> **TASK STATEMENT**
Could you write out every record below exactly, leaving out any pictures?

> **ENTRIES SUPPLIED**
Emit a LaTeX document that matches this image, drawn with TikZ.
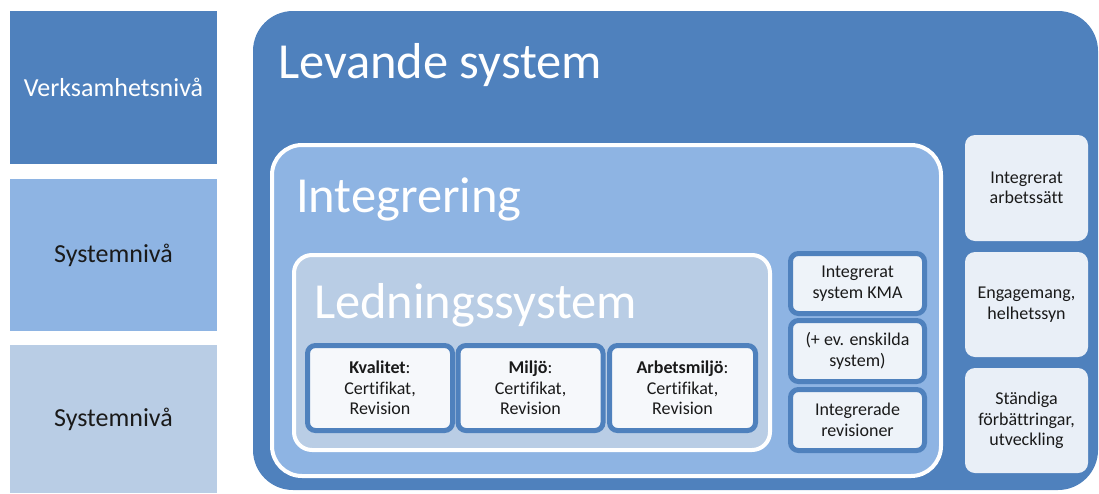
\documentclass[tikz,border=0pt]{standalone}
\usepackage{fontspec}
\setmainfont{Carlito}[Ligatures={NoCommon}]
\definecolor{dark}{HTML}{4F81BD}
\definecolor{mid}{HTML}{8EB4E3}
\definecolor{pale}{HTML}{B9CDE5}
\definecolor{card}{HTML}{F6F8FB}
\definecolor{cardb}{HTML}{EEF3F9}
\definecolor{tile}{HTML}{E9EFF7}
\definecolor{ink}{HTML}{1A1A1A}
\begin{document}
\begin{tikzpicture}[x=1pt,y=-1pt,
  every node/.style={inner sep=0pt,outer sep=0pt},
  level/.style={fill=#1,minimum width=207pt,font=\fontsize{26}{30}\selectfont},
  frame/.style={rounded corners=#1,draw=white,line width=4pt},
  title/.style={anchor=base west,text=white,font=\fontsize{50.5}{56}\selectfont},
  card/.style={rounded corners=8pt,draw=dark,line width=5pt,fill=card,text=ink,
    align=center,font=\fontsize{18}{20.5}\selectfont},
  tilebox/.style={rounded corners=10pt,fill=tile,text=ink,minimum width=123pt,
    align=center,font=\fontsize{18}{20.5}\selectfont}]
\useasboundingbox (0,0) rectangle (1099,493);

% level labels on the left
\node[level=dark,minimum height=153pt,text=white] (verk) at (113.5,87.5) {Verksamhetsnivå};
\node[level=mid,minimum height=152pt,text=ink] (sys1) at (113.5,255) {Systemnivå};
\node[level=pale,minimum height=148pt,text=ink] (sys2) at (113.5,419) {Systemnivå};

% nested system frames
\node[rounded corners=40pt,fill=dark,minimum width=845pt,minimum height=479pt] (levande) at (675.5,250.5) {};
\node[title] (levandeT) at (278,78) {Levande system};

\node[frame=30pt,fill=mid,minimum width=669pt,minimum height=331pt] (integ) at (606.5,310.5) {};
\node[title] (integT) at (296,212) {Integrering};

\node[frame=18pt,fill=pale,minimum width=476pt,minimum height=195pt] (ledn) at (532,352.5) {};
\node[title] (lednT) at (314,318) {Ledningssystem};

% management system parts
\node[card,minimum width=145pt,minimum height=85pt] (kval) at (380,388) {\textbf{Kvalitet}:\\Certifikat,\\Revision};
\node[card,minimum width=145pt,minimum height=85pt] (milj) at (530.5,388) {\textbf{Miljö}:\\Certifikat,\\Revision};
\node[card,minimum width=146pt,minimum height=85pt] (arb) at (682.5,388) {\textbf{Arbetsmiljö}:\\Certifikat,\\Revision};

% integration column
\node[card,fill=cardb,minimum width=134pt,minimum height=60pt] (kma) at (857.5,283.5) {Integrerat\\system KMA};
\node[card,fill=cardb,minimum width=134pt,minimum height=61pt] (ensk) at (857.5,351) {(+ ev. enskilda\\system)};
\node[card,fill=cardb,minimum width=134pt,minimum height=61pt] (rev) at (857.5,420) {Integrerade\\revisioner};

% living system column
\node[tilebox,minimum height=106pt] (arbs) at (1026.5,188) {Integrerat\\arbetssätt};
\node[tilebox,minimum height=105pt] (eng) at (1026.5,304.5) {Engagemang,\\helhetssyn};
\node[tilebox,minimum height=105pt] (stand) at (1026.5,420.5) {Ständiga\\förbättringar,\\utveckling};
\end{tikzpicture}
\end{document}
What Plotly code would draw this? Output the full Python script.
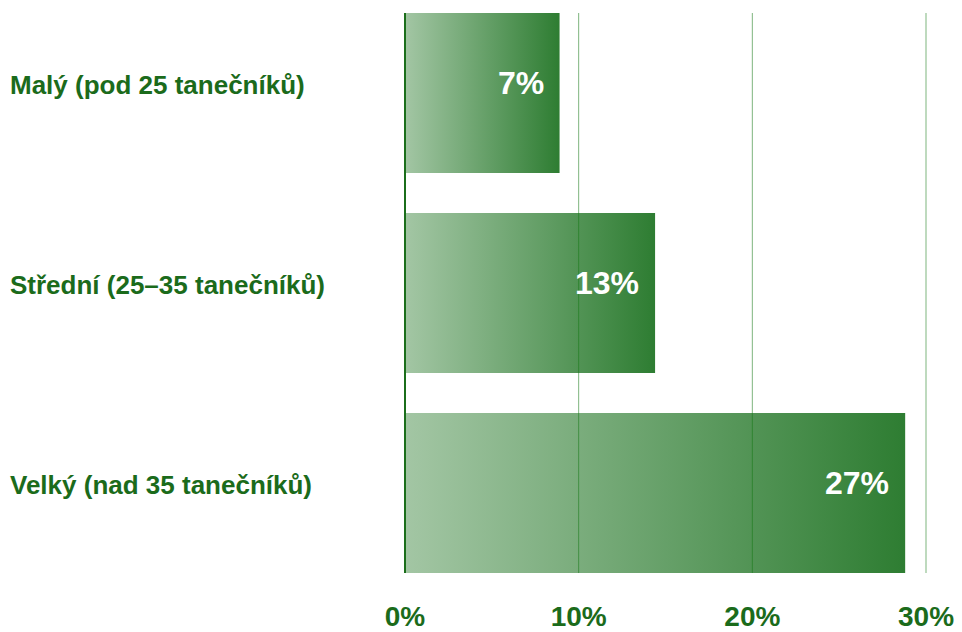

> **RESPONSE TO THE EXERCISE**
Emit a LaTeX document that matches this image, drawn with TikZ.
\documentclass[tikz,border=0pt]{standalone}
\usepackage{fontspec}
\setmainfont{Carlito}[Ligatures={NoCommon}]
\definecolor{dark}{HTML}{4F81BD}
\definecolor{mid}{HTML}{8EB4E3}
\definecolor{pale}{HTML}{B9CDE5}
\definecolor{card}{HTML}{F6F8FB}
\definecolor{cardb}{HTML}{EEF3F9}
\definecolor{tile}{HTML}{E9EFF7}
\definecolor{ink}{HTML}{1A1A1A}
\begin{document}
\begin{tikzpicture}[x=1pt,y=-1pt,
  every node/.style={inner sep=0pt,outer sep=0pt},
  level/.style={fill=#1,minimum width=207pt,font=\fontsize{26}{30}\selectfont},
  frame/.style={rounded corners=#1,draw=white,line width=4pt},
  title/.style={anchor=base west,text=white,font=\fontsize{50.5}{56}\selectfont},
  card/.style={rounded corners=8pt,draw=dark,line width=5pt,fill=card,text=ink,
    align=center,font=\fontsize{18}{20.5}\selectfont},
  tilebox/.style={rounded corners=10pt,fill=tile,text=ink,minimum width=123pt,
    align=center,font=\fontsize{18}{20.5}\selectfont}]
\useasboundingbox (0,0) rectangle (1099,493);

% level labels on the left
\node[level=dark,minimum height=153pt,text=white] (verk) at (113.5,87.5) {Verksamhetsnivå};
\node[level=mid,minimum height=152pt,text=ink] (sys1) at (113.5,255) {Systemnivå};
\node[level=pale,minimum height=148pt,text=ink] (sys2) at (113.5,419) {Systemnivå};

% nested system frames
\node[rounded corners=40pt,fill=dark,minimum width=845pt,minimum height=479pt] (levande) at (675.5,250.5) {};
\node[title] (levandeT) at (278,78) {Levande system};

\node[frame=30pt,fill=mid,minimum width=669pt,minimum height=331pt] (integ) at (606.5,310.5) {};
\node[title] (integT) at (296,212) {Integrering};

\node[frame=18pt,fill=pale,minimum width=476pt,minimum height=195pt] (ledn) at (532,352.5) {};
\node[title] (lednT) at (314,318) {Ledningssystem};

% management system parts
\node[card,minimum width=145pt,minimum height=85pt] (kval) at (380,388) {\textbf{Kvalitet}:\\Certifikat,\\Revision};
\node[card,minimum width=145pt,minimum height=85pt] (milj) at (530.5,388) {\textbf{Miljö}:\\Certifikat,\\Revision};
\node[card,minimum width=146pt,minimum height=85pt] (arb) at (682.5,388) {\textbf{Arbetsmiljö}:\\Certifikat,\\Revision};

% integration column
\node[card,fill=cardb,minimum width=134pt,minimum height=60pt] (kma) at (857.5,283.5) {Integrerat\\system KMA};
\node[card,fill=cardb,minimum width=134pt,minimum height=61pt] (ensk) at (857.5,351) {(+ ev. enskilda\\system)};
\node[card,fill=cardb,minimum width=134pt,minimum height=61pt] (rev) at (857.5,420) {Integrerade\\revisioner};

% living system column
\node[tilebox,minimum height=106pt] (arbs) at (1026.5,188) {Integrerat\\arbetssätt};
\node[tilebox,minimum height=105pt] (eng) at (1026.5,304.5) {Engagemang,\\helhetssyn};
\node[tilebox,minimum height=105pt] (stand) at (1026.5,420.5) {Ständiga\\förbättringar,\\utveckling};
\end{tikzpicture}
\end{document}
What Plotly code would draw this? Output the full Python script.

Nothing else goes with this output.